Ещё один жизненный опыт я получила в другой «вороньей слободке», тоже многоквартирной, но в очень благоприятной обстановке. Здесь все были дружны между собой, толерантны, всегда готовы прийти на помощь друг другу. Было принято обязательно угощать вкусненьким, особенно пирожными и выпечкой всех, кто появлялся на кухне, по-соседски. А то и просто, стукнув для приличия в дверь, запросто войти с тарелкой, полной разных угощений. Как правило, пирогами нас одаривали самые полные и аппетитные, как и их пирожные, дамы.
Делом чести других было угостить горячим, приготовленным по всем правилам их национальной кухни — польской, еврейской, татарской, русской и так далее. Да, квартира была многонациональной, в ней жили люди разных возрастов, судеб, жизненных историй, прибитые сюда вихрем трагических событий…

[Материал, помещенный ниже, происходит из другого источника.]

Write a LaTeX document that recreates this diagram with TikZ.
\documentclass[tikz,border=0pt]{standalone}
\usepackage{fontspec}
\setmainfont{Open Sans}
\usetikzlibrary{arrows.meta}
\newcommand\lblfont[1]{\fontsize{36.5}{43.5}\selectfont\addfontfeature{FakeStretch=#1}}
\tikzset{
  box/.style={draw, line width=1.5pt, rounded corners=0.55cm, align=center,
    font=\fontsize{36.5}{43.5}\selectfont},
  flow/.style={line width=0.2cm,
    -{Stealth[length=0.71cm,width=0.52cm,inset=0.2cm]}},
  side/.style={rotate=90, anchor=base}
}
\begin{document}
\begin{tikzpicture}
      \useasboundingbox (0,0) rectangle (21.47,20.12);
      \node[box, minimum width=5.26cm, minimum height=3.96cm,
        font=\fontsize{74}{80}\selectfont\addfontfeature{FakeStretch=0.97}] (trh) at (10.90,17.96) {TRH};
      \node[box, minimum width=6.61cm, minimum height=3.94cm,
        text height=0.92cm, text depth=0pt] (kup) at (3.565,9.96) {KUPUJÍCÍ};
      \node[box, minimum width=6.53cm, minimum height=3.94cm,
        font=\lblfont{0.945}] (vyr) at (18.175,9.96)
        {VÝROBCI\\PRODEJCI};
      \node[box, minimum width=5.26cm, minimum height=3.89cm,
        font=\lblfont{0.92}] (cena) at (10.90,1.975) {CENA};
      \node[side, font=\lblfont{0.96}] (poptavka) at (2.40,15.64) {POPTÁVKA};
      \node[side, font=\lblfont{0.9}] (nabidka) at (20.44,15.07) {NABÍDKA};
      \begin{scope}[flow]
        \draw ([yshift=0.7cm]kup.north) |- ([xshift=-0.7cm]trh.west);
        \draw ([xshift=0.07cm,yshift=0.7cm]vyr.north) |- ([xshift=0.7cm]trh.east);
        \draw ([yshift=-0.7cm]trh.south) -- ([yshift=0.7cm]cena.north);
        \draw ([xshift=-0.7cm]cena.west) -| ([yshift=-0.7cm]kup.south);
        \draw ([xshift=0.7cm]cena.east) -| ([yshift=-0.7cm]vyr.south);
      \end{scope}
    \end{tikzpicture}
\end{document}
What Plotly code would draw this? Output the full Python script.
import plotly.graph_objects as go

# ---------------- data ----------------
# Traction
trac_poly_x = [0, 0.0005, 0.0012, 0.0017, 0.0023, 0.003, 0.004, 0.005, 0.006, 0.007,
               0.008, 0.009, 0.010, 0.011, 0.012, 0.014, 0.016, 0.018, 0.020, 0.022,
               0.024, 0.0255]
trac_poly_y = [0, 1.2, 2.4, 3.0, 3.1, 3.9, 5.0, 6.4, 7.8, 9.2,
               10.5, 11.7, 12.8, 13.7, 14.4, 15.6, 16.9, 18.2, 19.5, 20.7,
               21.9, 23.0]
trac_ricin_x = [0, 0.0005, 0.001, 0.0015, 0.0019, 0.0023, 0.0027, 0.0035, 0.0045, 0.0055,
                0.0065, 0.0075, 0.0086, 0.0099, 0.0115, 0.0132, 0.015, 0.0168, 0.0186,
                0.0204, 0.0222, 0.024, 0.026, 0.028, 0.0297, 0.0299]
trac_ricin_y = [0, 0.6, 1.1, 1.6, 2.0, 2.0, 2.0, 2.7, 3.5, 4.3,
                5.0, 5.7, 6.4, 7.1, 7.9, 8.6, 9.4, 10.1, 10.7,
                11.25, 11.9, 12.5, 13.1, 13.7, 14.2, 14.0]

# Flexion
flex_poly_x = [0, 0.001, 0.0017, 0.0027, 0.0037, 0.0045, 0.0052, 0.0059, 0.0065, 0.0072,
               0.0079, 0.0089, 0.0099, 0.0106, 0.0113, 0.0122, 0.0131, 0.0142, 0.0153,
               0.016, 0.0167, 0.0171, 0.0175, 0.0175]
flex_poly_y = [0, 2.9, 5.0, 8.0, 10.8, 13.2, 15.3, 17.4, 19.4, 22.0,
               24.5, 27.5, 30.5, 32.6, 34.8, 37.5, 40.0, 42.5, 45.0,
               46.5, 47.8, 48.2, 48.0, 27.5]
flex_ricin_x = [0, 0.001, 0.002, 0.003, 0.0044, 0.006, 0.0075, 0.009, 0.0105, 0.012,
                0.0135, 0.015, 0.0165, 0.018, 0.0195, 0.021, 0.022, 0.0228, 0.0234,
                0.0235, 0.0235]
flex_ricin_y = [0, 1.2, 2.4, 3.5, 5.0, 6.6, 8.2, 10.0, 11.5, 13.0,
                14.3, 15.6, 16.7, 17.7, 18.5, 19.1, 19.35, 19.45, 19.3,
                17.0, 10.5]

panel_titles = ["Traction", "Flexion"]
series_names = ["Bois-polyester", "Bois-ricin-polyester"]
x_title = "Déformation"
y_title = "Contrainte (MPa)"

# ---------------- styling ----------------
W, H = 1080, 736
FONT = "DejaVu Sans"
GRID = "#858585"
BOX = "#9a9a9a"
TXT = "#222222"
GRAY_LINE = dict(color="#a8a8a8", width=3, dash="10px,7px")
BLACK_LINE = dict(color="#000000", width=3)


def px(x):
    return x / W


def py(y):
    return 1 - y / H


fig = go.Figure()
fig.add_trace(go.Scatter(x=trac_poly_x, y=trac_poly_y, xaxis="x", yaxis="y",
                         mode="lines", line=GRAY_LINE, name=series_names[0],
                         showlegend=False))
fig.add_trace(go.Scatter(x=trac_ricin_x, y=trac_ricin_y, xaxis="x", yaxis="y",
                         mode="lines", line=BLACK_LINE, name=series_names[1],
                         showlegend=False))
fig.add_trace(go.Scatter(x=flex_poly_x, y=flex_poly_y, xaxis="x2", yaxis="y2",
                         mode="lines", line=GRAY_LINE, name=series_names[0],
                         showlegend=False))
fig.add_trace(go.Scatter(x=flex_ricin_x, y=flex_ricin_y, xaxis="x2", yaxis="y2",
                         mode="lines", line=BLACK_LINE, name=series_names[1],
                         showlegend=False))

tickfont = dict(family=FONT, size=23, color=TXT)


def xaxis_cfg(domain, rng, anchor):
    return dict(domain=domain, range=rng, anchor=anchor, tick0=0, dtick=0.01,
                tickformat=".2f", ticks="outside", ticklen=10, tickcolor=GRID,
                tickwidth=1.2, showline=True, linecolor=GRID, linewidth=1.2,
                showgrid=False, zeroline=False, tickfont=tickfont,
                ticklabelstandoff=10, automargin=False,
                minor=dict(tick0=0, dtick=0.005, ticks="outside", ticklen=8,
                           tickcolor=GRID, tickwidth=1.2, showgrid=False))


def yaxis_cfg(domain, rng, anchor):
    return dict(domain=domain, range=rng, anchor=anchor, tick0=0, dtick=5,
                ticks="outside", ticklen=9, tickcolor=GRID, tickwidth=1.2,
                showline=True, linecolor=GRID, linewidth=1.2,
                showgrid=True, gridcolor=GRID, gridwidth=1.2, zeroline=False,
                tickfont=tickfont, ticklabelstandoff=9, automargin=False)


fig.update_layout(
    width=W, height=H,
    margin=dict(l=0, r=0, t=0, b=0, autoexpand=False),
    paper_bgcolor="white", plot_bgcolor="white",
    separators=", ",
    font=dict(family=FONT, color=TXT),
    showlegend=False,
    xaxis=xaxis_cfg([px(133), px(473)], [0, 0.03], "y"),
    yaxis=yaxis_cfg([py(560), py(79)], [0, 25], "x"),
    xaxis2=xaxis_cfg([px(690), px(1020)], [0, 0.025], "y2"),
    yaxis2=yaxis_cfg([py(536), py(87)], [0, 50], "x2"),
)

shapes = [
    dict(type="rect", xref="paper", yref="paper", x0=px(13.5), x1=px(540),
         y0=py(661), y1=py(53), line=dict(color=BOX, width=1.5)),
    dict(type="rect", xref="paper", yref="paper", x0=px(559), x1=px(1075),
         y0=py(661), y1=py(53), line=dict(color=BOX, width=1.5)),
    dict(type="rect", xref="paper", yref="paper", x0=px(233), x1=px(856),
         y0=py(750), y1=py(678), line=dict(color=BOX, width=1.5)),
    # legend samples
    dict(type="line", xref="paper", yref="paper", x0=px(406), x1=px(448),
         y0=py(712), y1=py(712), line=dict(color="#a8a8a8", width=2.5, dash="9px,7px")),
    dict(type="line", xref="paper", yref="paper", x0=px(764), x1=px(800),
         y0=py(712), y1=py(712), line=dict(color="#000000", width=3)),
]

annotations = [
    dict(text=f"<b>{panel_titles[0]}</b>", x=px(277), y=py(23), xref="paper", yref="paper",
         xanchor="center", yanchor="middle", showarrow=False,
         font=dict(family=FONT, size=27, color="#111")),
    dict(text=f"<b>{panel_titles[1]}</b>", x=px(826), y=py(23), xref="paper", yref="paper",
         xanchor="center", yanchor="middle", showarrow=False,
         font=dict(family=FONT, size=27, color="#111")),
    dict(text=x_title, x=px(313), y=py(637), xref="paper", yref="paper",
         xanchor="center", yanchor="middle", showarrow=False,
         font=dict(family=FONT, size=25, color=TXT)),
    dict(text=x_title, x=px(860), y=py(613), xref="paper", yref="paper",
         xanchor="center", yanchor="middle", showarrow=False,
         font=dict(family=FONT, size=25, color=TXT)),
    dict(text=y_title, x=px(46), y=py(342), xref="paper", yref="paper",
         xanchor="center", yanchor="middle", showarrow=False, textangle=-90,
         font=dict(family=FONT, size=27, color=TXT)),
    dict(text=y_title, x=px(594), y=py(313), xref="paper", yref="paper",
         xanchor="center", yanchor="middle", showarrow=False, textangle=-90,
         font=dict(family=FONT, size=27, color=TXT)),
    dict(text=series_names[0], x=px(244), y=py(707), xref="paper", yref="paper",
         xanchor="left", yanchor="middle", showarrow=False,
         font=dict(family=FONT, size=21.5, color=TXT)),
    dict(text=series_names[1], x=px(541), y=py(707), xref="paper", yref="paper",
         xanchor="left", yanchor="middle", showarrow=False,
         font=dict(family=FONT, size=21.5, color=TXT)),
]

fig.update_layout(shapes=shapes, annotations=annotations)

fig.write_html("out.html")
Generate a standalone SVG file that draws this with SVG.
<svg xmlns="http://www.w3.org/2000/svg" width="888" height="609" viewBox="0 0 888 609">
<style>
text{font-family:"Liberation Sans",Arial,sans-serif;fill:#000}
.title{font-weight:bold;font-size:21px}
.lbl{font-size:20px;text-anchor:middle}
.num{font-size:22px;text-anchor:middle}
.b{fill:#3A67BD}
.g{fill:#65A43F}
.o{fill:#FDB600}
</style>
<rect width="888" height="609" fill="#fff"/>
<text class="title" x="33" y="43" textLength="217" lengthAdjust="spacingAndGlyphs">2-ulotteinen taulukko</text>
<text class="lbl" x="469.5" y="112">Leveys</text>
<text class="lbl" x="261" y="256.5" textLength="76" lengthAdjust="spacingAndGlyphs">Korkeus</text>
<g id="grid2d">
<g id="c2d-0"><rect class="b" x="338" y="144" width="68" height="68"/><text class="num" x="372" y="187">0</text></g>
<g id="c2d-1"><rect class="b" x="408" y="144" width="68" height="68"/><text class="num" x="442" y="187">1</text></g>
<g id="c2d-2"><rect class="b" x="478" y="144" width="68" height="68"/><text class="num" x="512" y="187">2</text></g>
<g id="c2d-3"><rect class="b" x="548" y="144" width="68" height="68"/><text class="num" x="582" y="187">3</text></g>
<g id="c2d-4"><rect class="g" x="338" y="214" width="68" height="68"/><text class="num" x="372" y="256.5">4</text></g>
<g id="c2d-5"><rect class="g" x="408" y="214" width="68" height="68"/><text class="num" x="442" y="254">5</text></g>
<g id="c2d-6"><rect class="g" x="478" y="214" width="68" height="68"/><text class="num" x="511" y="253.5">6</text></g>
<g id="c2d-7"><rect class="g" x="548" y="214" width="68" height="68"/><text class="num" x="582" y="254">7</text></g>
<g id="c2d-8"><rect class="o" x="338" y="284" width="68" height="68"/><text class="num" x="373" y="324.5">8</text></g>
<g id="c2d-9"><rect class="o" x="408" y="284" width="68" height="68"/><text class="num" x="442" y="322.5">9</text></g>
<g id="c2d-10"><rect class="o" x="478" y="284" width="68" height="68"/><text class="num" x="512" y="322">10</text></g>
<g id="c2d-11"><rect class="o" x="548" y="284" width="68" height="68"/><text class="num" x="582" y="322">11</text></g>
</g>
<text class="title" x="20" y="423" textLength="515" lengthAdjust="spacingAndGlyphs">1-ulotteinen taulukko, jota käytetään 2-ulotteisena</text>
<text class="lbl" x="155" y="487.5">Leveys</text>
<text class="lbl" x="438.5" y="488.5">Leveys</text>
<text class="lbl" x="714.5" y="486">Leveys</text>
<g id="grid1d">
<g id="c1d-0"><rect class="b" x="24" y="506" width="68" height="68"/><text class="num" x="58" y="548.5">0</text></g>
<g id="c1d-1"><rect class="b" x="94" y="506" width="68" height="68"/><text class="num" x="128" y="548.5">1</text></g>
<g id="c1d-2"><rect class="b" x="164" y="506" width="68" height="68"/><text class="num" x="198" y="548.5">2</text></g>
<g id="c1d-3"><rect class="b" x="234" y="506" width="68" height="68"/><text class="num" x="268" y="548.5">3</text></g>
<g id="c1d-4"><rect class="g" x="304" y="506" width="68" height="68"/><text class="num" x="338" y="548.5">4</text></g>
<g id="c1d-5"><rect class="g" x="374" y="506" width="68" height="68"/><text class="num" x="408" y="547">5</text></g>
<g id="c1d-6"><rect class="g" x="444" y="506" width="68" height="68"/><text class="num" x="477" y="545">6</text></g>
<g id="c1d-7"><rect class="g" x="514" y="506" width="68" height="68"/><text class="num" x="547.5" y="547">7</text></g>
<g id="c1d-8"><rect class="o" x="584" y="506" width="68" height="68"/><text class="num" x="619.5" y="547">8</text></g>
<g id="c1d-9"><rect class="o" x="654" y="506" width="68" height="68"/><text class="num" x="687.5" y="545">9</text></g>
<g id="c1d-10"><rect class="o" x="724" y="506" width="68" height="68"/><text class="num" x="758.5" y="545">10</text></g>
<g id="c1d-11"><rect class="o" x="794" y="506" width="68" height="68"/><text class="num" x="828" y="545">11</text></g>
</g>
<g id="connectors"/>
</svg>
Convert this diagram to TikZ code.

Надо сказать, что в основном комнаты в этой коммуналке были достаточно просторными — по двадцать-двадцать пять квадратных метров. Кроме одной восьмиметровой угловой у самого входа. В ней проживал, а точнее доживал очень старый странный человек. С виду это был высокий, сухопарый с седой головой и неожиданно угольно черными глазами и очень густыми бровями такого же агатового оттенка на мертвенно-бледном лице. Он редко появлялся в общественных местах, ни с кем не здоровался, делая вид, что никого не замечает. Его глаза из-под нависших бровей, как два буравчика, недобро пронзали каждого встреченного им. О нём было известно, что это бывший фабрикант, когда-то очень богатый, а ныне потерпевший фиаско и потому оказавшийся на самом дне жизни, отчего, видно, поехал мозгами, оттого одинокий и такой озлобленный. Не знаю, было ли это именно так, или это чей-то вымысел, но я инстинктивно побаивалась этого сумрачного человека с его худым бледным лицом и тяжёлым взглядом безумца… Его внезапное исчезновение из квартиры было почти незамеченным: ну был человек и исчез, как бы растворился, не оставив ничего после себя — ни вздоха, ни сожаления. Грустно.